Reproduce, word for word, the span of lines starting at the line holding "Write a Python" and ending at the line holding "plt.rcParams['font.family'] = ['Liberation". Omit every picture.

[The records]:
_ _ _ _ _
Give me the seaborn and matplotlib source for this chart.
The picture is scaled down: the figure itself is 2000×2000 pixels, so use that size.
_ _ _ _ _
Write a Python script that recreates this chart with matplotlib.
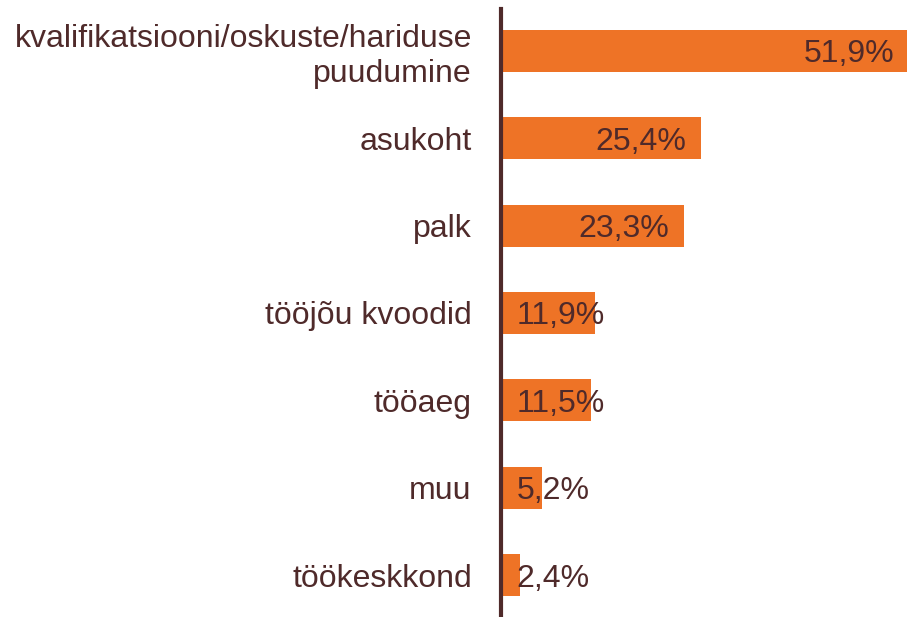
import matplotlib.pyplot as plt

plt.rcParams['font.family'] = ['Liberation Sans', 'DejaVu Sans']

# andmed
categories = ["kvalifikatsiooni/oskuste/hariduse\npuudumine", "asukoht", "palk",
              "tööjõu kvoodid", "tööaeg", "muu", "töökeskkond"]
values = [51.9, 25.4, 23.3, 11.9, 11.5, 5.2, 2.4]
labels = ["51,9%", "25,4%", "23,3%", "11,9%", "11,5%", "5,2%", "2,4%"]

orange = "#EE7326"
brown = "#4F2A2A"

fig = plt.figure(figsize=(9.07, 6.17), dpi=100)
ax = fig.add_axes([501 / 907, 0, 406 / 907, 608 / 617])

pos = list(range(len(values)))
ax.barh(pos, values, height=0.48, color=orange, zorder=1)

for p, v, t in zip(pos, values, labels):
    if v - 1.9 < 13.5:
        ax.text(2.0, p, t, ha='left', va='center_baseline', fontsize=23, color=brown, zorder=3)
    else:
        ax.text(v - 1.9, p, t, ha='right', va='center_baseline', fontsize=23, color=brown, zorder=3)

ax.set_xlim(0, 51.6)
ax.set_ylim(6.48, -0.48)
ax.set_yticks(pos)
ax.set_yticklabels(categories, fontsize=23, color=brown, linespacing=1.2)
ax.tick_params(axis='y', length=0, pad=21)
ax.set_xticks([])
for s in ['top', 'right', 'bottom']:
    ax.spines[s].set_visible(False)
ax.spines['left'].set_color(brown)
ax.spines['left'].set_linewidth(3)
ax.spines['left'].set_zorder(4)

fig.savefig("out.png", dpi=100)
_ _ _ _ _
[Answer to this task]:
Write a Python script that recreates this chart with matplotlib.
import matplotlib.pyplot as plt

plt.rcParams['font.family'] = ['Liberation Sans', 'DejaVu Sans']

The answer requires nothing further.